Workers want to feel valued through team-building rather than drinks in the pub, finds JULENA DRUMI
A determined effort by firms to persuade employees to give up their home offices and head back into the workplace has taken many forms, not least through the offer of various incentives. Higher pay, redesigned offices, flexible shifts and more social gatherings – there is plenty in the mix to make the commute seem worthwhile.
Even so, new data suggests workers are not rushing back in order to mingle with their colleagues for booze-filled nights in the pub. Social events remain important, but workplace culture has experienced a fundamental change with a Gallup poll showing that only 10% of the British workforce currently feel engaged by what is on offer.
A further study by events marketplace Togather indicates that beyond remuneration and career progression, creating the right social culture holds the most weight in determining employee engagement.
And there is some concerning news here for employers. The statistics reveal that 35% of the UK workforce say the events put on by their workplace reflect exactly how valued they feel by their employers. Currently, the majority of workplaces fall into the culture of Friday night drinks and other similar social formats, but sentiments around these events are shifting, as research from the events organiser found that the same proportion find their workplace socials boring and a waste of their time.
A fifth (20%) agree that the events hosted by their place of work are not inclusive of different faiths, genders, identities or pregnant women.
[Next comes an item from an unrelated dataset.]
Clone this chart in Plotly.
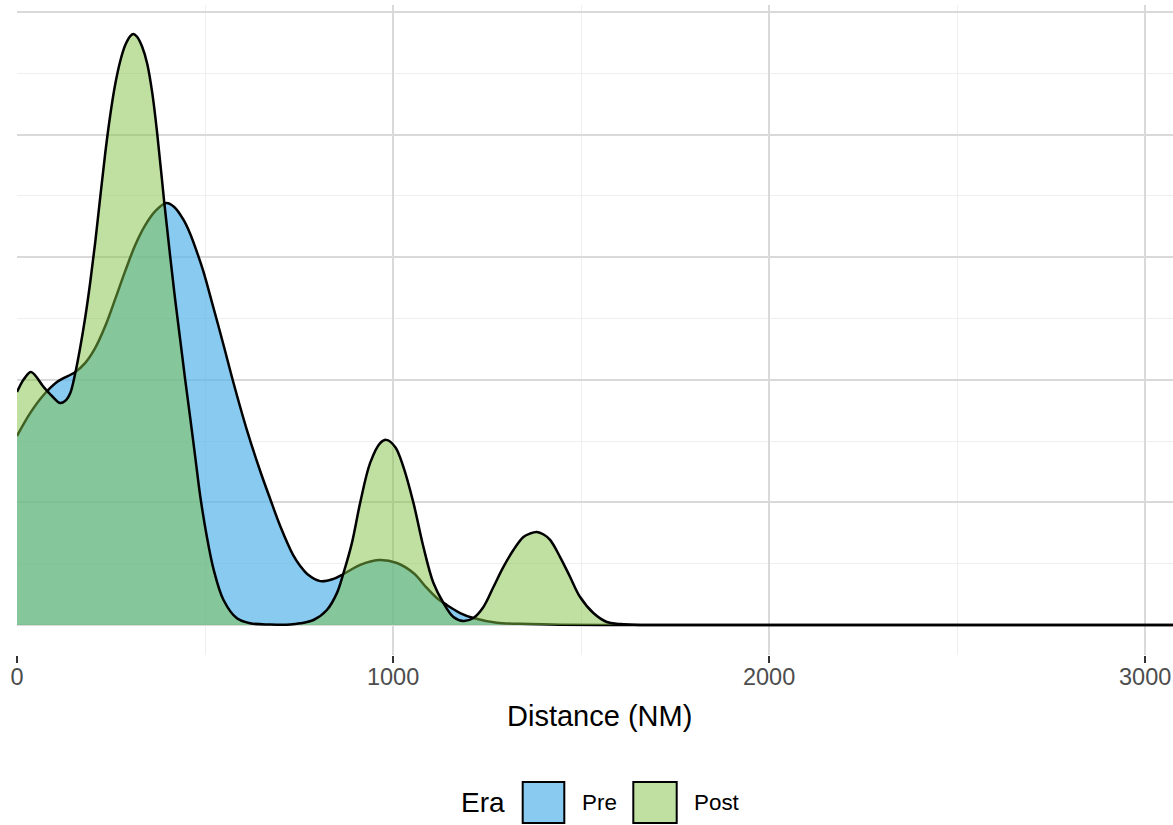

Togather’s study places a need on workplace socials need to evolve past the traditional pub-trip to become cornerstones of company culture.
Spending on events within the corporate sector is expected to rise by as much as 83% in 2023, yet the question remains on how this money is being invested. Research by Just Eat for Business found that 82% of British workers demand more team-building.
Therefore, investment into corporate social events needs to not only be for fun events, but constructive, team-building activities amidst increased discourse around employee engagement and wellbeing to curate a positive and committed workforce.
Exploring how events promote relationship-building above free lunches and after-work pints, Togather’s data has found that although 20% of employees say that the traditional Thursday/Friday evening trips to the pub are the staple of their social calendar, sentiments around these gatherings are shifting.
Research from Togather reveals that 51% of Brits prioritise working for a company whose values are aligned with theirs. Alongside benefits such as inflation-linked pay-rises, mental health support and workplace flexibility, corporate events and team-building activities can play a pivotal role in supporting workplace culture and nurturing talent.
As employers incentivise a return to office working, employees are looking for genuine connection with their place of work and their peers. As found in Togather’s data, almost a quarter of Brits who work remotely (24%) would be in favour of coming into the office if their employer hosted a greater number of great social events. As hybrid working poses the risk of employees feeling disconnected from their workplaces, employee engagement is now more pertinent than ever.
With employee engagement being inherently linked to productivity – leading to a 21% increase in profitability according to Gallup’s Business Journal – Togather argues that money alone can’t buy employee loyalty as employers must now host events that genuinely reflect the value they place on their staff.
Shifting the office party away from just festive holidays, alcohol-heavy venues and beige buffets, Togather advises creating events that reflect the individuality of the team. Accounting for Britain’s diversity of faiths, dietary requirements and ethical choices, the traditional post-work drinks may now be obsolete – with the research further revealing that 18% of Brits say their workplace has a boozy culture that they and their colleagues aren’t always willing to take part in, and a further 29% agree they don’t enjoy their workplace events at all.
One way to add flair to work events is by involving unique and independent vendors, going beyond your locals to introduce employees to different offerings. This could add a new dimension to office lunches, with research from Togather showing that 62% of the workforce say they would much rather eat really tasty food at work events, rather than drink copious amounts of alcohol.
As organisations navigate the complexities of the hybrid work model, data by Togather reveals that 38% of staff say the biggest downside of remote working is that they have no relationship with their colleagues. Workplace friendships not only provide a sense of belonging but also have a direct correlation with employee satisfaction and success. This comes after a study by Officevibe which found that 70% of employees believe having friends at work is the most crucial element for a happy working life.
Despite the significance of employers nurturing office togetherness, one in three workers feel that their employer invests less in work events and parties now that they have a hybrid working model.
Togather argues that employers can create an emotionally fulfilling work environment that uplifts employee well-being, fosters collaboration and fuels organisational success.
Hugo Campbell, co-founder of Togather, says: “Workplace events have evolved way beyond get-togethers; they are now recognised as crucial for fostering a productive workforce.
“Our data shows that one in three employees would feel significantly more engaged with their workplace if social events received more investment. However, it is disheartening to discover that 35% of employees actively avoid attending their current workplace parties due to finding them dull and unproductive.
“This places the onus on business owners to create workplace events that are truly captivating and inclusive, reflecting the value they place on their employees. It is no longer sufficient to rely on beige buffets, standard holiday celebrations, or the usual Friday night trips to the pub. Instead, businesses must provide meaningful experiences that genuinely demonstrate appreciation for their staff.”